C’est cela qui, dans les années trente, a nourri le national- socialisme, dont le retour est aujourd’hui en marche, en Europe, et ailleurs, dans une idéologie, parfois masquée par la jeunesse séduisante de ceux qui l’incarnent.

Ce n’est pas ainsi qu’on vaincra la « lèpre » qui menace le monde ; et ceux qui jouent à ce jeu devront affronter un jour la colère des générations suivantes dont ils auront bafoué l’avenir.
C’est en affrontant clairement les enjeux du moment : Au lieu de flatter un peuple désorienté, en lui disant qu’il a raison de se refermer, il faut au contraire expliquer sans relâche que l’ouverture est la condition de la survie de notre niveau de vie, de notre démocratie et de la réussite d’un modèle de développement nouveau, positif, dans l’intérêt des générations futures. Oui, nous avons besoin d’accueillir des étrangers. Oui nous avons besoin de nous confronter à la concurrence du reste du monde. Oui nous avons besoin de valoriser le succès plus que l’échec. Oui, nous avons besoin d’une démocratie courageusement laïque, laissant à chacun le droit de vivre pleinement ses croyances dans la sphère privée. Oui, nous avons besoin d’innover, d’inventer ; en matière technologique comme sociale et environnementale. ; en matière de mœurs comme de culture.

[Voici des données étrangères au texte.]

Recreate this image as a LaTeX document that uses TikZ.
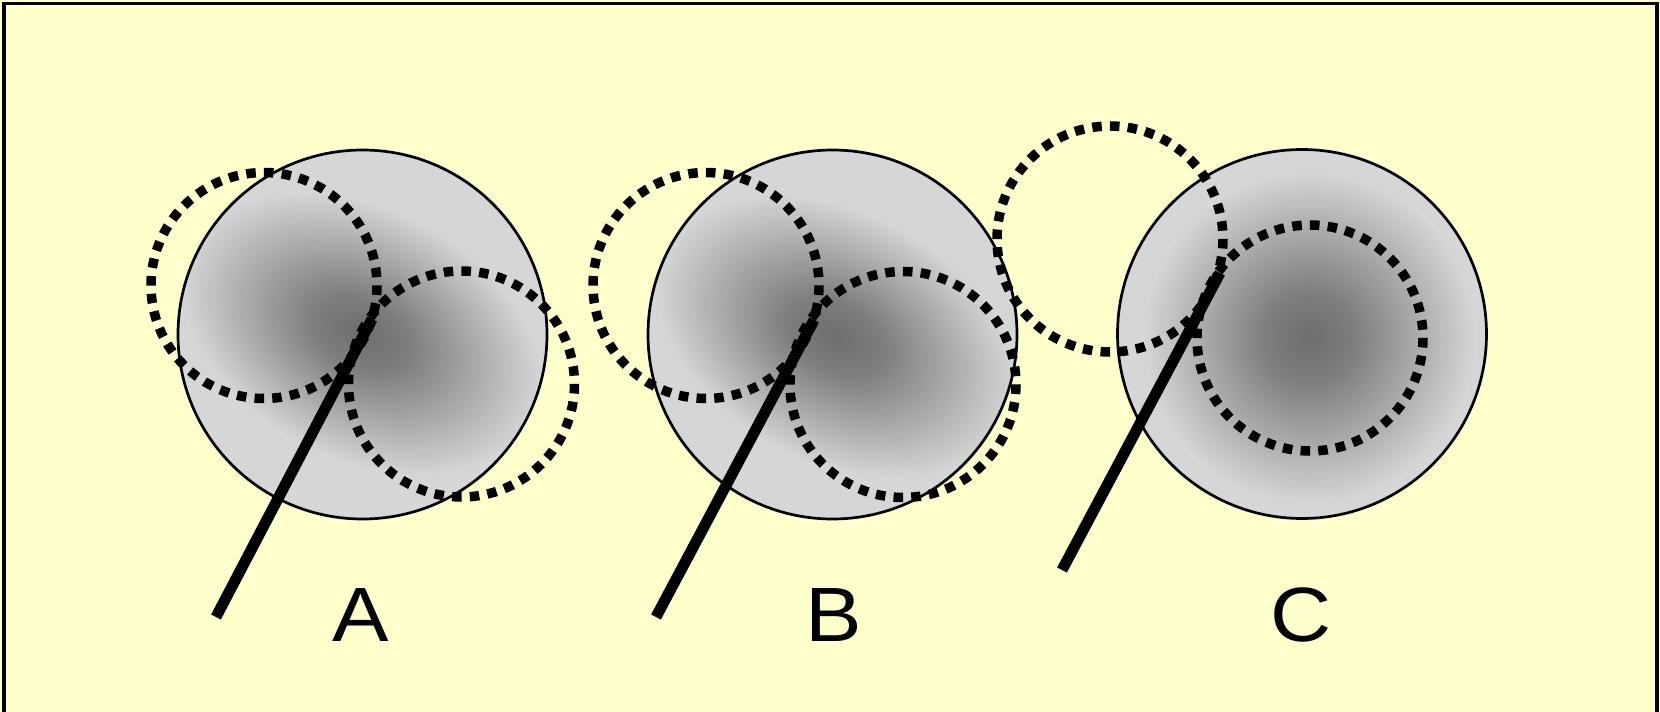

A nous, au plus vite, de donner un visage humain, empathique, à l’écoute des plus vulnérables, à cette doctrine de l’ouverture. Elle est la seule qui pourra nous protéger des épouvantables dictatures qui menacent. Elle est la seule qui pourra sauver plus de deux siècles de construction d’une Europe des Lumières.

Il faudra, pour réussir, que chacun soit écouté, respecté, promu, valorisé ; que nul ne soit oublié ou abandonné au bord de la route. On en est très loin : la dictature se nourrit toujours des négligences des démocraties.